One playwright, one actor, nine altogether onstage, and only seven in the audience. It was a late show, 10:15 curtain, so actors lucky enough to be in other productions could double as an audience when they got off. Even so the proportions were unhealthy. The 20th century was staggering to an end. By 11:15 the Theater of the Absurd was dead, but the Theater of Cruelty carried on. Next door the bar was crowded.


Profiles Performance Ensemble

at Red Bones Theatre

If a chicken could talk, would it have anything to say? Jonathan Levy’s not-so-Kafkaesque, behind- the-scenes story of a Hungarian carnival performer and his amazing chicken addresses this poultry concern. Oh happy day.

OK. Man finds and raises a prodigy chicken, actually a rooster, and develops an act wherein the chicken adds, subtracts, dances, and answers Password-type questions with responses that sound like “cluck” (i.e. clerk, clock, cloak). Backstage it’s revealed that the chicken, Charlie, is “transistorized,” allowing him to whine about working conditions and plead for his freedom in English. And so the theme of the master-slave relationship is vaguely elaborated with the depth and clarity of an unfiltered baby pool. Not exactly The Night Porter.

Sure, any play can appeal for a deeper dissection. But political issues–free-range chickens, Eastern European turmoil–are outside this production’s context. Freudian criticism is also counterindicated, despite a few taunting free associations: chicken, rooster, cock, schlong, Charlie the Tuna? Why does the Hungarian only choke his chicken in private?
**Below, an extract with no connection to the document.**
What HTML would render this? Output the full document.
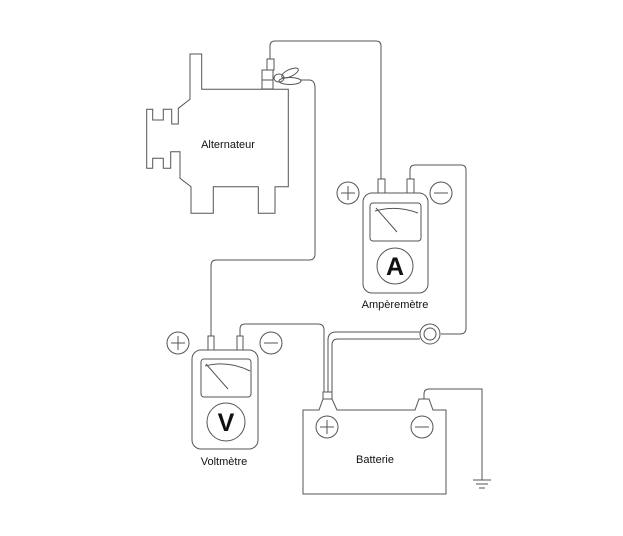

I don’t know. Even if you could squeeze a couple of double entendres out of this show, your date would still be pissed off.

Kenny Mitten portrays Horvath, the cock wrangler, with a part-time, supposedly Hungarian accent: sweating and pronouncing his self-conscious half hour upon the stage, he’s ironically unaware that his fly is open the entire time. More compelling, by default, is Guy Massey as Charlie, who transforms a talky, boring role into a fairly demanding aerobic workout. Karen Woditsch hurls up a couple of poorly digested, irrelevant walk-ons as a stripper and an autograph hound.

This show is bad, but not ambitiously bad. The only remarkable thing about Charlie the Chicken is that it can make a half hour seem eternal. It’s exhausting watching performers burst with unfocused energy, as if they were damn well going to bludgeon this play to life. I felt drained, like I’d spent an evening baby-sitting hyperglycemic children. But as I dragged myself to the door, the rest of the modest audience just sat there wearing these incredibly ambiguous, guarded expressions. I’d seen audiences like this before hanging out after plays like this. Friends and family of the cast usually, paying their respects. The real show was about to begin.